29 April 2015, Devex

Two years after the Rana Plaza factory collapse in Bangladesh killed more than 1,100 workers and injured 2,515 — the deadliest garment factory accident on record — donors and entrepreneurs are calling upon the power of data to prevent forced labor worldwide.

Labor trafficking is becoming harder to track as companies’ supply chains grow more complex, often involving thousands of subcontractors and delivering goods to retailers spread across the planet. But labor experts at the Global Philanthropy Forum in Washington, D.C., last week said new data innovations can help untangle the labyrinthine webs of labor exploitation that put workers — and their human rights — at risk.

“Slavery is in most supply chains, and we need data to address this,” Justin Dillon, CEO of Made in a Free World, told Devex on the sidelines of the conference.

“No company is everywhere all the time; if we have data we can show where the risk is,” he added.

Dillon launched a predictive analytics tool six months ago called Forced Labor Risk Determination and Mitigation, to help companies dig deeper into their supply chains and identify materials and suppliers that are most prone to labor abuse.

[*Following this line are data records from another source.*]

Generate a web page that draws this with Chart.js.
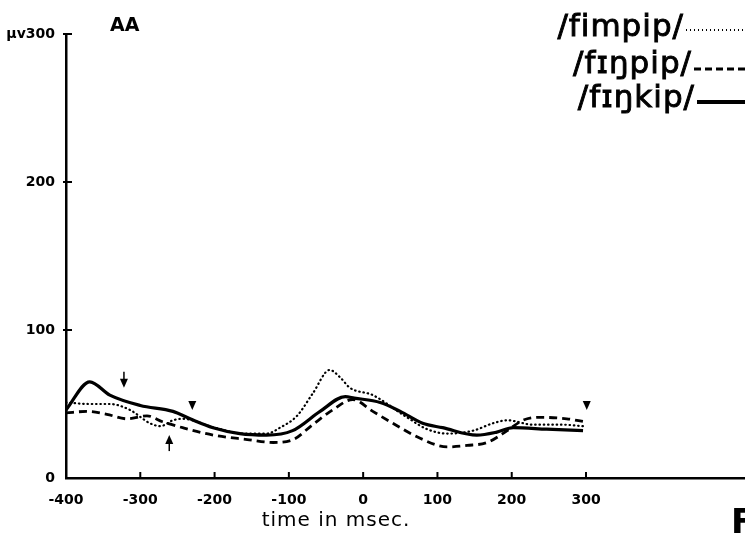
<!DOCTYPE html>
<html>
<head>
<meta charset="utf-8">
<script src="https://cdn.jsdelivr.net/npm/chart.js@4"></script>
<style>
  html, body { margin: 0; padding: 0; background: #fff; }
  canvas { display: block; }
</style>
</head>
<body>
<canvas id="c" width="745" height="536"></canvas>
<script>
// Averaged evoked potential (µV) around the stop closure, speaker AA
const seriesLabels = ['/fimpip/', '/fɪŋpip/', '/fɪŋkip/'];

const fimpipTime  = [-400, -368, -341, -314, -287, -273, -256, -243, -200, -160, -130, -112, -89, -68, -45, -31, -18, 13, 59, 86, 113, 148, 175, 194, 229, 269, 296];
const fimpipValue = [51, 50, 50, 46, 37, 35, 39, 40, 34, 30, 30, 34, 42, 57, 73, 68, 61, 56, 41, 33, 30, 32, 37, 39, 36, 36, 35];

const finpipTime  = [-400, -372, -345, -318, -291, -270, -243, -202, -156, -121, -94, -68, -41, -14, 13, 40, 76, 113, 140, 167, 194, 215, 238, 274, 298];
const finpipValue = [44, 45, 43, 40, 42, 38, 34, 29, 26, 24, 26, 36, 46, 53, 45, 37, 27, 21, 22, 24, 32, 39, 41, 40, 38];

const finkipTime  = [-400, -368, -341, -300, -256, -233, -202, -166, -130, -95, -58, -24, -12, 23, 50, 80, 107, 153, 180, 202, 247, 296];
const finkipValue = [46, 65, 56, 49, 45, 40, 34, 30, 29, 32, 45, 55, 54, 51, 45, 37, 34, 29, 31, 34, 33, 32];

// event markers: time, amplitude, direction (1 = points down, -1 = points up), stem
const markerTime  = [-322, -230, -261, 301];
const markerValue = [61, 46, 29, 46];
const markerDir   = [1, 1, -1, 1];
const markerStem  = [true, false, true, false];

const xTickValues = [-400, -300, -200, -100, 0, 100, 200, 300];
const yTickValues = [0, 100, 200, 300];

const pts = (t, v) => t.map((x, i) => ({ x: x, y: v[i] }));

const overlay = {
  id: 'overlay',
  afterDraw(chart) {
    const ctx = chart.ctx;
    const xs = chart.scales.x, ys = chart.scales.y;
    ctx.save();
    ctx.strokeStyle = '#000';
    ctx.fillStyle = '#000';

    // tick marks
    ctx.lineWidth = 2;
    xTickValues.forEach(v => {
      if (v === -400) return;
      const px = xs.getPixelForValue(v);
      ctx.beginPath();
      ctx.moveTo(px, ys.bottom);
      ctx.lineTo(px, ys.bottom - 6);
      ctx.stroke();
    });
    yTickValues.forEach(v => {
      if (v === 0) return;
      const py = ys.getPixelForValue(v);
      ctx.beginPath();
      ctx.moveTo(xs.left - 3, py);
      ctx.lineTo(xs.left + 6, py);
      ctx.stroke();
    });

    // event markers
    markerTime.forEach((t, i) => {
      const px = xs.getPixelForValue(t);
      const py = ys.getPixelForValue(markerValue[i]);
      const d = markerDir[i];
      ctx.beginPath();
      ctx.moveTo(px, py);
      ctx.lineTo(px - 4, py - d * 9);
      ctx.lineTo(px + 4, py - d * 9);
      ctx.closePath();
      ctx.fill();
      if (markerStem[i]) {
        ctx.lineWidth = 1.5;
        ctx.beginPath();
        ctx.moveTo(px, py - d * 8);
        ctx.lineTo(px, py - d * 16);
        ctx.stroke();
      }
    });

    // legend
    ctx.font = '31px "DejaVu Sans"';
    ctx.letterSpacing = '1px';
    ctx.textAlign = 'right';
    ctx.textBaseline = 'alphabetic';
    const rows = [
      { y: 36, end: 684, line: 30, dash: [1, 3], w: 2 },
      { y: 73, end: 692, line: 69, dash: [7, 4], w: 3 },
      { y: 107, end: 695, line: 102, dash: [], w: 4 }
    ];
    rows.forEach((r, i) => {
      ctx.lineWidth = 0.9;
      ctx.fillText(seriesLabels[i], r.end, r.y);
      ctx.strokeText(seriesLabels[i], r.end, r.y);
      ctx.setLineDash(r.dash);
      ctx.lineWidth = r.w;
      ctx.beginPath();
      ctx.moveTo(r.end + 2, r.line);
      ctx.lineTo(745, r.line);
      ctx.stroke();
      ctx.setLineDash([]);
    });
    ctx.letterSpacing = '0px';

    // captions
    ctx.textAlign = 'left';
    ctx.font = 'bold 19px "DejaVu Sans"';
    ctx.fillText('AA', 110, 31);
    ctx.textAlign = 'center';
    ctx.font = '20px "DejaVu Sans"';
    ctx.letterSpacing = '1px';
    ctx.fillText('time in msec.', 336, 526);
    ctx.letterSpacing = '0px';
    ctx.textAlign = 'left';
    ctx.font = 'bold 34px "DejaVu Sans"';
    ctx.fillText('F', 731, 533);
    ctx.restore();
  }
};

new Chart(document.getElementById('c'), {
  type: 'line',
  data: {
    datasets: [
      {
        label: seriesLabels[0],
        data: pts(fimpipTime, fimpipValue),
        borderColor: '#000',
        borderWidth: 2.2,
        borderDash: [0.5, 3.8],
        borderCapStyle: 'round',
        pointRadius: 0,
        cubicInterpolationMode: 'monotone'
      },
      {
        label: seriesLabels[1],
        data: pts(finpipTime, finpipValue),
        borderColor: '#000',
        borderWidth: 2.8,
        borderDash: [8, 5],
        pointRadius: 0,
        cubicInterpolationMode: 'monotone'
      },
      {
        label: seriesLabels[2],
        data: pts(finkipTime, finkipValue),
        borderColor: '#000',
        borderWidth: 3.2,
        pointRadius: 0,
        cubicInterpolationMode: 'monotone'
      }
    ]
  },
  options: {
    responsive: false,
    animation: false,
    layout: { padding: { top: 34, right: 0, left: 0, bottom: 0 } },
    plugins: { legend: { display: false }, tooltip: { enabled: false } },
    scales: {
      x: {
        type: 'linear',
        min: -400,
        max: 514,
        afterBuildTicks: s => { s.ticks = xTickValues.map(v => ({ value: v })); },
        afterFit: s => { s.height = 58; },
        grid: { display: false },
        border: { display: true, color: '#000', width: 2.5 },
        ticks: {
          color: '#000',
          padding: 6,
          maxRotation: 0,
          font: { family: '"DejaVu Sans"', weight: 'bold', size: 14 }
        }
      },
      y: {
        min: 0,
        max: 300,
        afterBuildTicks: s => { s.ticks = yTickValues.map(v => ({ value: v })); },
        afterFit: s => { s.width = 66; },
        grid: { display: false },
        border: { display: true, color: '#000', width: 2.5 },
        ticks: {
          color: '#000',
          padding: 3,
          font: { family: '"DejaVu Sans"', weight: 'bold', size: 14 },
          callback: v => (v === 300 ? 'µv300' : String(v))
        }
      }
    }
  },
  plugins: [overlay]
});
</script>
</body>
</html>
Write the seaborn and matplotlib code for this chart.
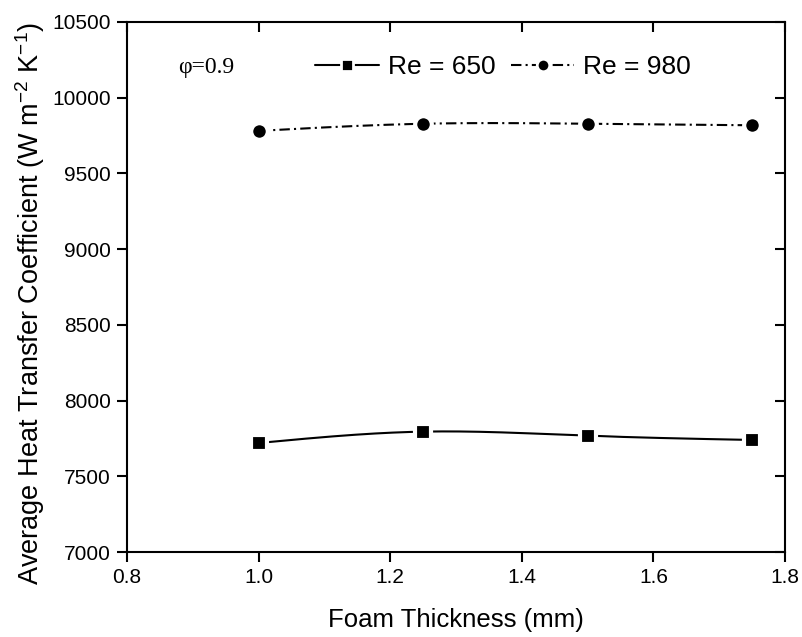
import numpy as np
import pandas as pd
import matplotlib
matplotlib.use("Agg")
import matplotlib.pyplot as plt
from matplotlib.lines import Line2D
import seaborn as sns

# ---- data ----
thickness = [1.0, 1.25, 1.5, 1.75]
htc_re650 = [7720, 7795, 7768, 7740]
htc_re980 = [9781, 9828, 9828, 9818]
series_labels = ["Re = 650", "Re = 980"]
x_ticks = [0.8, 1.0, 1.2, 1.4, 1.6, 1.8]
y_ticks = [7000, 7500, 8000, 8500, 9000, 9500, 10000, 10500]


def natural_spline(x, y, n=200):
    x = np.asarray(x, float)
    y = np.asarray(y, float)
    k = len(x)
    h = np.diff(x)
    A = np.zeros((k, k))
    b = np.zeros(k)
    A[0, 0] = A[-1, -1] = 1
    for i in range(1, k - 1):
        A[i, i - 1] = h[i - 1]
        A[i, i] = 2 * (h[i - 1] + h[i])
        A[i, i + 1] = h[i]
        b[i] = 6 * ((y[i + 1] - y[i]) / h[i] - (y[i] - y[i - 1]) / h[i - 1])
    M = np.linalg.solve(A, b)
    xs = np.linspace(x[0], x[-1], n)
    ys = np.empty_like(xs)
    for j, xv in enumerate(xs):
        i = min(np.searchsorted(x, xv, side="right") - 1, k - 2)
        t1 = x[i + 1] - xv
        t0 = xv - x[i]
        ys[j] = (M[i] * t1 ** 3 / (6 * h[i]) + M[i + 1] * t0 ** 3 / (6 * h[i])
                 + (y[i] / h[i] - M[i] * h[i] / 6) * t1
                 + (y[i + 1] / h[i] - M[i + 1] * h[i] / 6) * t0)
    return xs, ys


sns.set_style("ticks")
plt.rcParams["font.family"] = ["Liberation Sans", "DejaVu Sans"]
plt.rcParams["mathtext.fontset"] = "custom"
plt.rcParams["mathtext.rm"] = "Liberation Sans"
plt.rcParams["mathtext.it"] = "Liberation Sans"
plt.rcParams["text.color"] = "black"
plt.rcParams["axes.labelcolor"] = "black"

fig = plt.figure(figsize=(8.03, 6.37), dpi=100)
ax = fig.add_axes([0.1582, 0.1334, 0.8194, 0.8321])

dashdot = (0, (5, 2, 1, 2))
styles = [("-", "s", 11.5, 8.5), (dashdot, "o", 12.0, 9.0)]
handles = []
for vals, lab, (ls, mk, ms, lms) in zip([htc_re650, htc_re980], series_labels, styles):
    xs, ys = natural_spline(thickness, vals)
    curve = pd.DataFrame({"x": xs, "y": ys})
    sns.lineplot(data=curve, x="x", y="y", ax=ax, color="black",
                 linewidth=1.5, linestyle=ls)
    pts = pd.DataFrame({"x": thickness, "y": vals})
    ax.plot(pts["x"], pts["y"], linestyle="none", marker=mk, markersize=ms,
            markerfacecolor="black", markeredgecolor="white",
            markeredgewidth=3.0, zorder=5)
    handles.append(Line2D([], [], color="black", linewidth=1.5, linestyle=ls,
                          marker=mk, markersize=lms, markerfacecolor="black",
                          markeredgecolor="white", markeredgewidth=2.0,
                          label=lab))

ax.set_xlim(0.8, 1.8)
ax.set_ylim(7000, 10500)
ax.set_xticks(x_ticks)
ax.set_xticklabels([f"{v:.1f}" for v in x_ticks])
ax.set_yticks(y_ticks)
ax.set_yticklabels([str(v) for v in y_ticks])

for s in ax.spines.values():
    s.set_visible(True)
    s.set_linewidth(1.5)
    s.set_color("black")

ax.tick_params(axis="both", which="major", direction="out", length=7.5,
               width=1.5, labelsize=15, colors="black", pad=4)
ax.tick_params(top=True, right=True, labeltop=False, labelright=False)
for t in ax.xaxis.get_major_ticks():
    t.tick2line.set_marker(3)  # top ticks point down (inward)
for t in ax.yaxis.get_major_ticks():
    t.tick2line.set_marker(0)  # right ticks point left (inward)

ax.set_xlabel("Foam Thickness (mm)", fontsize=18.5, labelpad=15)
ax.set_ylabel(r"Average Heat Transfer Coefficient (W m$^{-2}$ K$^{-1}$)",
              fontsize=19.5)
ax.yaxis.set_label_coords(-0.121, 0.469)

ax.text(0.078, 0.915, "φ=0.9", transform=ax.transAxes, fontsize=17,
        family=["Liberation Serif", "DejaVu Serif"], va="center", ha="left")

leg = ax.legend(handles=handles, loc="center left", bbox_to_anchor=(0.286, 0.915),
                ncol=2, frameon=False, fontsize=19, handlelength=2.4,
                handletextpad=0.34, columnspacing=0.6, borderpad=0,
                borderaxespad=0)

fig.savefig("out.png", dpi=100, facecolor="white")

To utilize the tool, companies upload their purchase data, which FRDM compares against a database of purchasing information for, “everything you can buy in the marketplace,” Dillon explained. The tool then identifies the company’s high-risk materials or suppliers and builds an action plan to address them. It might include policy changes, strengthened vendor agreements, or audit recommendations.

Other data-driven efforts seek to identify the individuals behind labor exploitation. Dan Viederman, CEO of Verité, is using data to expose the third-party labor brokers and recruiters who hire and manage the migrant workers and who play a major role in determining labor conditions.

“The labor facilitation piece of this is a massive weakness,” Viederman told Devex.

When workers find themselves in debt to corrupt recruiters who charge excessive fees, they are more vulnerable to exploitation, such as excessive work hours, obligations to perform dangerous tasks or to engage in unwanted sexual acts.

“What we’re doing with data is illuminating networks of labor brokers that facilitate labor migration. There is no global database of these brokers and yet many are the direct cause of labor exploitation,” Viederman said.